Řasmesti — Forigar Getemilei Řasmesti (3264-3349), prolific Eleďe dynasty composer and music theorist, whose work is considered transitional between the First Érenati School and the Abolineron School. Řasmesti's name and work is as well known on Almea as Mozart's on Earth.

megua — 1/12 of an hour, 5 minutes



Appendix 1: the royi of Řasmesti

Instructions which were widely followed in the 34th and 35th centuries to achieve a cycling temperament (one in which playing in all keys was possible, though not identical), popularised through publication for a pagan audience by Řasmesti in 3301:

To Tune the Octave with Grace
  • Begin with the Enäron most central to the instrument. Governor of gods and of notes.
  • Tune the next four cumî (in ascendence) slightly narrow (e.g. embre) — until, that is, we reach Oruseon — the Knower. When his note is in perfect accordance with its phantom upon Enäron, the narrowing is in accordance with Oruseon's wisdom.
  • Next, tune cumî (in ascendence still) perfectly pure, until reaching Išira. It is well to remember that Oruseon is well-placed to advise both the Lord and Lady of the gods.
  • To complete, return to Enäron, and tune cumî downwards, that is, next Ažirei, then Řavcaëna, etc., continually loosening them a little wider. This will be complete when you have reached Išira, which should be brought into perfect consonance with its counterpart we reached before.
  • The final cumî will be a little egre, but this is preferable to our prior methods, which created the dreadful cuma of Ďic between Mëranac and Boďneay. Now, divine grace (šeli) exists between each god — praise be!

Notes:

cuma — perfect fifth ['hearth']

embre — flat, low ['bitter']

phantom — Ver. fant, harmonic, 'ghost note' (harmonic type)

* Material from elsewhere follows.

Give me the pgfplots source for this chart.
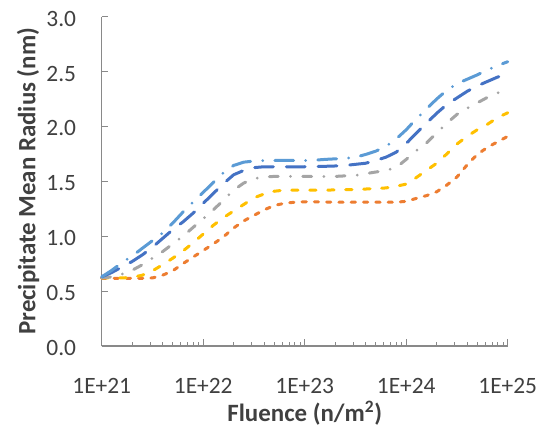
\documentclass[border=0pt]{standalone}
\usepackage{pgfplots}
\usepackage{pgfplotstable}
\pgfplotsset{compat=1.18}
\usepackage{fontspec}
\setmainfont{Carlito}

\definecolor{lblue}{HTML}{5B9BD5}
\definecolor{dblue}{HTML}{4472C4}
\definecolor{sgray}{HTML}{A5A5A5}
\definecolor{gold}{HTML}{FFC000}
\definecolor{orng}{HTML}{ED7D31}
\definecolor{axisgray}{HTML}{898989}
\definecolor{txtgray}{HTML}{404040}

% Precipitate mean radius (nm) versus fluence (n/m^2)
\pgfplotstableread{
x         LB     DB     GR     YE     OR
1e21      0.630  0.630  0.620  0.620  0.617
1.259e21  0.690  0.670  0.630  0.620  0.617
1.585e21  0.760  0.720  0.655  0.620  0.617
1.995e21  0.820  0.770  0.690  0.625  0.617
2.512e21  0.890  0.830  0.740  0.645  0.617
3.162e21  0.960  0.900  0.800  0.685  0.620
3.981e21  1.030  0.980  0.860  0.740  0.645
5.012e21  1.120  1.060  0.930  0.800  0.685
6.310e21  1.220  1.130  1.000  0.865  0.750
7.943e21  1.310  1.210  1.080  0.940  0.810
1e22      1.400  1.300  1.160  1.020  0.870
1.259e22  1.490  1.390  1.240  1.100  0.930
1.585e22  1.580  1.480  1.330  1.170  0.995
1.995e22  1.645  1.560  1.420  1.230  1.075
2.512e22  1.675  1.600  1.485  1.290  1.140
3.162e22  1.685  1.625  1.525  1.350  1.190
3.981e22  1.690  1.633  1.540  1.385  1.240
5.012e22  1.690  1.633  1.545  1.410  1.280
6.310e22  1.690  1.633  1.545  1.420  1.300
7.943e22  1.690  1.633  1.545  1.420  1.310
1e23      1.690  1.633  1.545  1.420  1.314
1.259e23  1.693  1.635  1.545  1.420  1.314
1.585e23  1.700  1.637  1.545  1.420  1.312
1.995e23  1.705  1.640  1.545  1.422  1.310
2.512e23  1.710  1.645  1.550  1.424  1.310
3.162e23  1.720  1.655  1.555  1.425  1.310
3.981e23  1.745  1.665  1.570  1.430  1.310
5.012e23  1.775  1.690  1.585  1.435  1.310
6.310e23  1.820  1.720  1.600  1.440  1.310
7.943e23  1.885  1.765  1.625  1.455  1.310
1e24      1.970  1.845  1.700  1.475  1.318
1.259e24  2.070  1.940  1.780  1.535  1.345
1.585e24  2.160  2.030  1.850  1.600  1.370
1.995e24  2.250  2.120  1.940  1.665  1.405
2.512e24  2.330  2.200  2.030  1.750  1.466
3.162e24  2.390  2.260  2.110  1.840  1.540
3.981e24  2.430  2.320  2.165  1.910  1.650
5.012e24  2.470  2.370  2.215  1.970  1.745
6.310e24  2.515  2.410  2.265  2.020  1.810
7.943e24  2.555  2.450  2.305  2.080  1.860
1e25      2.590  2.480  2.350  2.125  1.910
}\radius

\begin{document}
\begin{tikzpicture}
\useasboundingbox (-101.7bp,-84bp) rectangle (444.3bp,346bp);
\begin{axis}[
  at={(0,0)}, anchor=south west,
  scale only axis, width=406bp, height=329.3bp,
  xmode=log, xmin=1e21, xmax=1e25,
  ymin=0, ymax=3,
  axis lines*=left,
  axis line style={-, draw=axisgray, line width=1.1bp},
  tick align=inside,
  tick style={draw=axisgray, line width=1bp},
  major tick length=6.5bp, minor tick length=4.5bp,
  xtick={1e21,1e22,1e23,1e24,1e25},
  xticklabels={1E+21,1E+22,1E+23,1E+24,1E+25},
  ytick={0,0.5,1,1.5,2,2.5,3},
  /pgf/number format/assume math mode=true,
  tick label style={font=\fontsize{23.5}{28}\selectfont, text=txtgray},
  yticklabel style={anchor=east, inner sep=0pt, xshift=-25.5bp, yshift=-2bp,
    /pgf/number format/fixed, /pgf/number format/fixed zerofill,
    /pgf/number format/precision=1},
  xticklabel style={anchor=base, inner sep=0pt, yshift=-47bp},
  xlabel={Fluence (n/m\textsuperscript{2})},
  ylabel={Precipitate Mean Radius (nm)},
  label style={font=\fontsize{25}{30}\selectfont\bfseries, text=txtgray},
  xlabel style={at={(axis description cs:0.5,-0.2035)}, anchor=center},
  ylabel style={at={(axis description cs:-0.1815,0.5)}, anchor=center},
  clip=false,
  every axis plot/.append style={line width=3bp, line cap=round, no marks},
]
\addplot[orng, dash pattern=on 4.3bp off 8bp] table[x=x, y=OR] {\radius};
\addplot[gold, dash pattern=on 6.4bp off 11.6bp] table[x=x, y=YE] {\radius};
\addplot[sgray, dash pattern=on 8.8bp off 12.3bp on 0bp off 12.3bp] table[x=x, y=GR] {\radius};
\addplot[dblue, dash pattern=on 18.8bp off 12.9bp] table[x=x, y=DB] {\radius};
\addplot[lblue, dash pattern=on 18.8bp off 12.1bp on 0bp off 12.1bp] table[x=x, y=LB] {\radius};
\end{axis}
\end{tikzpicture}
\end{document}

egre — sharp, high ['acidic']

Ďic — god of the underworld, entrusted with keeping the dead from the living

cuma Ďicei — the dissonant 5th created in Pythagorean tuning, the 'wolf fifth'

šeli — grace, also a term for 'semitone'



Appendix 2: So Siiru Alaďee (The Wheel of Music)

Belgey's diagrams are reminiscent of these, which show strings of perfect fifths and semitones arranged into a wheel, and were used to calculate and track the minor adjustments made during temperament, or, in Řasmesti's terms, "tuning the octave with grace".

Almean spiders have 10 legs, and with some (like some Earth spiders) having long pedipalps, the spider became for Belgey a symbolic analogy of a 12-pronged shape at the centre of a wheel or spiral as seen in the Siiru Alaďee.
Last edited by sasasha on Wed Jan 22, 2025 4:52 pm, edited 2 times in total.
hwhatting
Posts: 1103
Joined: Mon Jul 09, 2018 3:09 am
Location: Bonn
Contact:

Re: Almeomusica

Post by hwhatting »

Not much to say except that I'm enjoying this series.
sasasha
Posts: 488
Joined: Mon Aug 06, 2018 11:41 am

Re: Almeomusica

Post by sasasha »

hwhatting wrote: Wed Jan 22, 2025 4:36 am Not much to say except that I'm enjoying this series.